İnsanlığın gözü doymaz biliyorsunuz ki, görmek yetmemiş, estetiğe de önem vermişler. Gözlük camı kalın gözüküyormuş ne yapalım diye kafa yormuşlar. Ekstra hammaddeler ekleyerek yüksek indeksli camları üretmişler. Herkesin bildiği dilde inceltilmiş camları… Gözlük camı da yetmemiş biz çerçeveyi de hafifletelim demişler ve titanyum gibi hammaddeler kullanarak dünyanın en hafif çerçevesini üretmişler. Güneş, gözlerini rahatsız etmiş, camları renklendirmişler…
Gözlük, günümüzdeki forma gelene kadar birçok süreçten geçmiş, her dönem üzerine bir şey konularak kullanıcıların talepleri ve alışkanlıkları doğrultusunda ilerlemiştir. Yakın döneme baktığımızda mineral camlarla devam eden bu serüven, yine zamanla evrilerek yerini daha hafif ve kırılmaya karşı daha dayanıklı organik camlara bırakmıştır. Zaman geçtikçe görmenin yanında gözlük kullanıcılarına ne gibi faydalar sağlayabiliriz diye düşünülmeye başlanmış. Bu serüven halen devam ediyor. Bunun en güzel örneği sanal gerçeklik gözlükleri. Sanal gerçeklik gözlük teknolojisi her geçen gün gelişmekte ve AR-GE çalışmaları yapılmakta. İlerleyen yıllarda bizi ne bekliyor hepimiz görüyor olacağız.
Az görüşe sahip insanlar kör değil!
Geriye gittiğimizde 13. yüzyılda gözlük ortaya çıkıncaya kadar gerek doğuştan gerekse sonradan göz bozukluğu olan kişiler, ömürlerini böyle geçirmeye, iş yapmamaya hatta evden dışarı çıkmamaya mahkumdular. Aslında çok geriye gitmemek gerek. Yakın zamana kadar az görüş hastalarına kör muamelesi yapan bir dünyadan şu an hayatını daha rahat idame ettirebilecek seviyeye evrilmek bu sürecin en güzel ve mutlu örneğidir.

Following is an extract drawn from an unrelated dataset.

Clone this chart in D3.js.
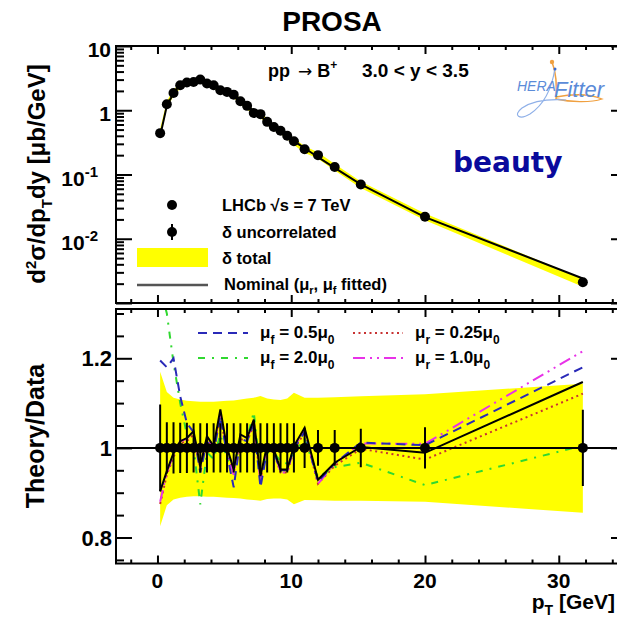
<!DOCTYPE html>
<html>
<head>
<meta charset="utf-8">
<script src="https://cdn.jsdelivr.net/npm/d3@7"></script>
<style>
  html, body { margin: 0; padding: 0; background: #fff; }
  svg { display: block; }
  text { font-family: "Liberation Sans", Arial, Helvetica, sans-serif; font-weight: bold; fill: #000; }
</style>
</head>
<body>
<svg id="chart" width="617" height="625"></svg>
<script>
// ---------------- data ----------------
const pT = [0.2, 0.7, 1.2, 1.7, 2.2, 2.7, 3.2, 3.7, 4.2, 4.7, 5.2, 5.7, 6.2, 6.7, 7.2, 7.7, 8.2, 8.7, 9.2, 9.7, 10.2, 11.0, 12.0, 13.25, 15.2, 20.0, 31.8];
const xsec = [0.44, 1.24, 1.86, 2.45, 2.7, 2.76, 3.0, 2.6, 2.45, 2.05, 1.93, 1.75, 1.38, 1.17, 0.91, 0.87, 0.66, 0.55, 0.48, 0.40, 0.33, 0.247, 0.20, 0.131, 0.070, 0.022, 0.0021];
const errUncorr = [0.097, 0.057, 0.057, 0.056, 0.056, 0.055, 0.055, 0.055, 0.055, 0.055, 0.055, 0.055, 0.055, 0.055, 0.055, 0.055, 0.055, 0.055, 0.055, 0.055, 0.055, 0.045, 0.040, 0.040, 0.043, 0.046, 0.085];
const totHi = [1.17, 1.125, 1.112, 1.108, 1.105, 1.104, 1.103, 1.103, 1.103, 1.104, 1.105, 1.106, 1.108, 1.110, 1.112, 1.116, 1.110, 1.108, 1.107, 1.110, 1.123, 1.112, 1.112, 1.113, 1.115, 1.120, 1.143];
const totLo = [0.825, 0.872, 0.885, 0.889, 0.891, 0.892, 0.892, 0.891, 0.891, 0.890, 0.889, 0.888, 0.887, 0.885, 0.884, 0.882, 0.886, 0.887, 0.887, 0.885, 0.874, 0.884, 0.883, 0.882, 0.882, 0.880, 0.855];
const rNominal = [0.903, 0.948, 0.989, 1.015, 1.022, 1.037, 0.959, 1.026, 1.004, 1.086, 1.0, 0.952, 1.030, 1.022, 1.063, 0.937, 1.007, 0.996, 0.952, 0.952, 1.004, 1.045, 0.929, 0.967, 1.002, 0.989, 1.147];
const rMuf05 = [1.195, 1.18, 1.20, 1.115, 1.055, 1.035, 0.945, 1.015, 0.99, 1.07, 0.985, 0.912, 1.02, 1.015, 1.055, 0.912, 0.995, 0.99, 0.95, 0.95, 1.0, 1.035, 0.925, 0.965, 1.012, 1.006, 1.18];
const rMuf20 = [1.36, 1.30, 1.19, 1.10, 1.03, 1.0, 0.874, 0.99, 0.975, 1.03, 0.975, 0.955, 1.02, 1.02, 1.08, 0.94, 0.99, 0.99, 0.97, 0.965, 0.99, 1.02, 0.935, 0.957, 0.967, 0.917, 1.005];
const rMur025 = [0.875, 0.94, 0.98, 1.01, 1.015, 1.03, 0.955, 1.02, 1.0, 1.07, 0.99, 0.945, 1.02, 1.015, 1.05, 0.93, 1.0, 0.99, 0.945, 0.945, 0.995, 1.035, 0.92, 0.96, 0.998, 0.974, 1.121];
const rMur10 = [0.88, 0.945, 0.985, 1.015, 1.02, 1.035, 0.955, 1.025, 1.0, 1.075, 0.99, 0.94, 1.025, 1.02, 1.06, 0.925, 1.0, 0.995, 0.945, 0.945, 1.0, 1.04, 0.92, 0.965, 1.01, 1.009, 1.216];
const xTickLabels = [0, 10, 20, 30];
const yTopDecades = [1e-2, 1e-1, 1, 10];
const yBotLabels = [0.8, 1.0, 1.2];

// ---------------- layout ----------------
const svg = d3.select("#chart");
const L = 116, R = 627;
const topP = {t: 46, b: 303};
const botP = {t: 309, b: 563.5};

const x = d3.scaleLinear().domain([-3.1, 35.1]).range([L, R]);
const yT = d3.scaleLog().domain([1e-3, 10]).range([topP.b, topP.t]);
const yB = d3.scaleLinear().domain([0.742, 1.31]).range([botP.b, botP.t]);

const idx = d3.range(pT.length);

// clip paths
const defs = svg.append("defs");
defs.append("clipPath").attr("id", "clipTop").append("rect")
  .attr("x", L).attr("y", topP.t).attr("width", R - L).attr("height", topP.b - topP.t);
defs.append("clipPath").attr("id", "clipBot").append("rect")
  .attr("x", L).attr("y", botP.t).attr("width", R - L).attr("height", botP.b - botP.t);

// ---------------- title ----------------
svg.append("text").attr("x", 332).attr("y", 31).attr("text-anchor", "middle")
  .style("font-size", "28px").text("PROSA");

// ---------------- upper panel ----------------
const gT = svg.append("g").attr("clip-path", "url(#clipTop)");
gT.append("path")
  .datum(idx)
  .attr("fill", "#ffff00")
  .attr("d", d3.area().x(i => x(pT[i])).y0(i => yT(xsec[i] * totLo[i])).y1(i => yT(xsec[i] * totHi[i])));
gT.append("path")
  .datum(idx)
  .attr("fill", "none").attr("stroke", "#000").attr("stroke-width", 2)
  .attr("d", d3.line().x(i => x(pT[i])).y(i => yT(xsec[i] * rNominal[i])));
gT.selectAll("line.eb").data(idx).join("line")
  .attr("x1", i => x(pT[i])).attr("x2", i => x(pT[i]))
  .attr("y1", i => yT(xsec[i] * (1 - errUncorr[i]))).attr("y2", i => yT(xsec[i] * (1 + errUncorr[i])))
  .attr("stroke", "#000").attr("stroke-width", 2);
gT.selectAll("circle").data(idx).join("circle")
  .attr("cx", i => x(pT[i])).attr("cy", i => yT(xsec[i])).attr("r", 5).attr("fill", "#000");

// axes helpers
function frame(p) {
  svg.append("rect").attr("x", L).attr("y", p.t).attr("width", R - L).attr("height", p.b - p.t)
    .attr("fill", "none").attr("stroke", "#000").attr("stroke-width", 2);
}
function xTicks(p) {
  const minor = d3.range(-2, 35, 2).filter(v => v % 10 !== 0);
  [[p.b, 1], [p.t, 0]].forEach(([yy, bottom]) => {
    const ax = bottom ? d3.axisBottom(x) : d3.axisTop(x);
    svg.append("g").attr("transform", `translate(0,${yy})`)
      .call(ax.tickValues(xTickLabels).tickSize(-8).tickFormat("")).call(g => g.select(".domain").remove())
      .selectAll("line").attr("stroke-width", 2);
    const ax2 = bottom ? d3.axisBottom(x) : d3.axisTop(x);
    svg.append("g").attr("transform", `translate(0,${yy})`)
      .call(ax2.tickValues(minor).tickSize(-4).tickFormat("")).call(g => g.select(".domain").remove())
      .selectAll("line").attr("stroke-width", 2);
  });
}
function yTicks(scale, major, minor) {
  [[L, d3.axisLeft], [R, d3.axisRight]].forEach(([xx, axf]) => {
    svg.append("g").attr("transform", `translate(${xx},0)`)
      .call(axf(scale).tickValues(major).tickSize(-16).tickFormat("")).call(g => g.select(".domain").remove())
      .selectAll("line").attr("stroke-width", 2);
    svg.append("g").attr("transform", `translate(${xx},0)`)
      .call(axf(scale).tickValues(minor).tickSize(-8).tickFormat("")).call(g => g.select(".domain").remove())
      .selectAll("line").attr("stroke-width", 2);
  });
}
const topMinor = [];
[-3, -2, -1, 0].forEach(d => { for (let k = 2; k <= 9; k++) topMinor.push(k * Math.pow(10, d)); });
yTicks(yT, [1e-3, 1e-2, 1e-1, 1, 10], topMinor);
xTicks(topP);
frame(topP);

// upper y labels
yTopDecades.forEach(v => {
  const t = svg.append("text").attr("y", yT(v) + 11).style("font-size", "21px").attr("text-anchor", "end");
  if (v >= 1) {
    t.attr("x", 111).text(v === 10 ? "10" : "1");
  } else {
    t.attr("x", 98);
    t.append("tspan").text("10");
    t.append("tspan").attr("dy", -9).style("font-size", "15px").text(String(Math.round(Math.log10(v))));
  }
});

// upper y axis title
const yl = svg.append("text").attr("transform", "translate(45,174) rotate(-90)")
  .attr("text-anchor", "middle").style("font-size", "24px");
yl.append("tspan").text("d");
yl.append("tspan").attr("dy", -9).style("font-size", "15px").text("2");
yl.append("tspan").attr("dy", 9).text("σ/dp");
yl.append("tspan").attr("dy", 7).style("font-size", "15px").text("T");
yl.append("tspan").attr("dy", -7).text("dy [μb/GeV]");

// process label
const pl = svg.append("text").attr("x", 268).attr("y", 77).style("font-size", "18px");
pl.append("tspan").text("pp");
pl.append("tspan").attr("dx", 8).style("font-family", "'DejaVu Sans', sans-serif").style("font-size", "17px")
  .style("font-weight", "normal").text("→");
pl.append("tspan").attr("dx", 5).text("B");
pl.append("tspan").attr("dy", -8).style("font-size", "12px").text("+");
svg.append("text").attr("x", 362).attr("y", 77).style("font-size", "19px").text("3.0 < y < 3.5");

// HERAFitter logo
const logo = svg.append("g");
logo.append("path").attr("d", "M552,62 C556,72 557,86 556,100").attr("fill", "none").attr("stroke", "#f0a040").attr("stroke-width", 1.5);
logo.append("path").attr("d", "M556,97 C572,94 590,94 602,99 C590,103 570,102 556,99").attr("fill", "none").attr("stroke", "#f0a040").attr("stroke-width", 1.3);
logo.append("path").attr("d", "M555,68 C552,88 545,104 530,114 C520,120 512,116 522,108 C534,100 550,99 566,100").attr("fill", "none").attr("stroke", "#8fb0e8").attr("stroke-width", 1.2);
logo.append("circle").attr("cx", 552).attr("cy", 62).attr("r", 2.2).attr("fill", "#f0a040");
logo.append("circle").attr("cx", 555).attr("cy", 69).attr("r", 1.5).attr("fill", "#3a6ad0");
logo.append("text").attr("x", 517).attr("y", 91).style("font-size", "14px").style("font-style", "italic")
  .style("font-weight", "normal").style("fill", "#5b8bd8").text("HERA");
logo.append("text").attr("x", 554).attr("y", 97).style("font-size", "22px").style("font-style", "italic")
  .style("font-weight", "normal").style("fill", "#5b8bd8").text("Fitter");

// beauty
svg.append("text").attr("x", 453).attr("y", 172).style("font-family", "'DejaVu Sans', sans-serif")
  .style("font-size", "28px").style("fill", "#0a0a9c").text("beauty");

// upper legend
const legFs = "16.5px";
svg.append("circle").attr("cx", 172).attr("cy", 205).attr("r", 5).attr("fill", "#000");
svg.append("text").attr("x", 222).attr("y", 211).style("font-size", legFs).text("LHCb  √s = 7 TeV");
svg.append("line").attr("x1", 172).attr("x2", 172).attr("y1", 224).attr("y2", 240).attr("stroke", "#000").attr("stroke-width", 2);
svg.append("circle").attr("cx", 172).attr("cy", 232).attr("r", 5).attr("fill", "#000");
svg.append("text").attr("x", 222).attr("y", 238).style("font-size", legFs).text("δ uncorrelated");
svg.append("rect").attr("x", 137).attr("y", 248).attr("width", 71).attr("height", 19).attr("fill", "#ffff00");
svg.append("text").attr("x", 222).attr("y", 264).style("font-size", legFs).text("δ total");
svg.append("line").attr("x1", 137).attr("x2", 208).attr("y1", 285).attr("y2", 285).attr("stroke", "#555").attr("stroke-width", 2.5);
const nl = svg.append("text").attr("x", 224).attr("y", 290).style("font-size", legFs);
nl.append("tspan").text("Nominal (μ");
nl.append("tspan").attr("dy", 4).style("font-size", "11px").text("r");
nl.append("tspan").attr("dy", -4).text(", μ");
nl.append("tspan").attr("dy", 4).style("font-size", "11px").text("f");
nl.append("tspan").attr("dy", -4).text(" fitted)");

// ---------------- lower panel ----------------
const gB = svg.append("g").attr("clip-path", "url(#clipBot)");
gB.append("path").datum(idx).attr("fill", "#ffff00")
  .attr("d", d3.area().x(i => x(pT[i])).y0(i => yB(totLo[i])).y1(i => yB(totHi[i])));

const curves = [
  {r: rMur025, color: "#c83232", dash: "2,3.5", label: ["μ", "r", " = 0.25μ", "0"], lx: 353, ly: 333},
  {r: rMur10, color: "#e832e8", dash: "12,5,2,5,2,5", label: ["μ", "r", " = 1.0μ", "0"], lx: 353, ly: 358},
  {r: rMuf20, color: "#30d830", dash: "7,7,2,7", label: ["μ", "f", " = 2.0μ", "0"], lx: 198, ly: 358},
  {r: rMuf05, color: "#2a2ab8", dash: "9,6", label: ["μ", "f", " = 0.5μ", "0"], lx: 198, ly: 333}
];
curves.forEach(c => {
  gB.append("path").datum(idx).attr("fill", "none").attr("stroke", c.color).attr("stroke-width", 2)
    .attr("stroke-dasharray", c.dash)
    .attr("d", d3.line().x(i => x(pT[i])).y(i => yB(c.r[i])));
});
gB.append("path").datum(idx).attr("fill", "none").attr("stroke", "#000").attr("stroke-width", 2)
  .attr("d", d3.line().x(i => x(pT[i])).y(i => yB(rNominal[i])));
gB.append("line").attr("x1", L).attr("x2", R).attr("y1", yB(1)).attr("y2", yB(1))
  .attr("stroke", "#000").attr("stroke-width", 2);
gB.selectAll("line.eb").data(idx).join("line").attr("class", "eb")
  .attr("x1", i => x(pT[i])).attr("x2", i => x(pT[i]))
  .attr("y1", i => yB(1 - errUncorr[i])).attr("y2", i => yB(1 + errUncorr[i]))
  .attr("stroke", "#000").attr("stroke-width", 2);
gB.selectAll("circle").data(idx).join("circle")
  .attr("cx", i => x(pT[i])).attr("cy", yB(1)).attr("r", 5).attr("fill", "#000");

// lower legend
curves.forEach(c => {
  svg.append("line").attr("x1", c.lx).attr("x2", c.lx + 50).attr("y1", c.ly).attr("y2", c.ly)
    .attr("stroke", c.color).attr("stroke-width", 2).attr("stroke-dasharray", c.dash);
  const t = svg.append("text").attr("x", c.lx + 62).attr("y", c.ly + 5).style("font-size", "17px");
  t.append("tspan").text(c.label[0]);
  t.append("tspan").attr("dy", 6).style("font-size", "12px").text(c.label[1]);
  t.append("tspan").attr("dy", -6).text(c.label[2]);
  t.append("tspan").attr("dy", 6).style("font-size", "12px").text(c.label[3]);
});

// lower axes
const botMinor = d3.range(0.75, 1.31, 0.05).map(v => +v.toFixed(2)).filter(v => !yBotLabels.some(m => Math.abs(m - v) < 1e-6));
yTicks(yB, yBotLabels, botMinor);
xTicks(botP);
frame(botP);

yBotLabels.forEach(v => {
  svg.append("text").attr("x", 112).attr("y", yB(v) + 8).attr("text-anchor", "end")
    .style("font-size", "22px").text(v === 1 ? "1" : v.toFixed(1));
});
xTickLabels.forEach(v => {
  svg.append("text").attr("x", x(v)).attr("y", 588).attr("text-anchor", "middle")
    .style("font-size", "21px").text(v);
});

// lower y title
svg.append("text").attr("transform", "translate(44,436) rotate(-90)").attr("text-anchor", "middle")
  .style("font-size", "25px").text("Theory/Data");

// x title
const xl = svg.append("text").attr("x", 615).attr("y", 609).attr("text-anchor", "end").style("font-size", "21px");
xl.append("tspan").text("p");
xl.append("tspan").attr("dy", 6).style("font-size", "14px").text("T");
xl.append("tspan").attr("dy", -6).text(" [GeV]");
</script>
</body>
</html>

1 Haziran Gözlükçüler ve Optisyenler Günü Kutlu Olsun!
Gözlük; zaman içerisinde birçok meslek dalını da ortaya çıkardı. Şu anda Türkiye’de binlerce göz hekimi ve optisyen, insanların görme sağlığının iyileştirilmesi konusunda hizmet veriyor.
İnsanların hayatlarını daha iyi bir şekilde değiştiren bir mesleğimiz var. Bu anlamda teknolojinin iyi yönlerini benimsemek, geri kalmamak, gündemi takip etmek ve neler yapabiliriz diye devamlı bir düşünce hali içinde olmak gerekiyor. Burada herkese iş düşüyor.
Dünyanın her yerinde bu mesleğe gönül vermiş, görme sağlığına hizmet eden optisyenler var. Görmek mutluluktur, bu mutluluğa tanık olmaksa en büyük mutluluktur.
1 Haziran Gözlükçüler ve Optisyenler Günü kutlu olsun!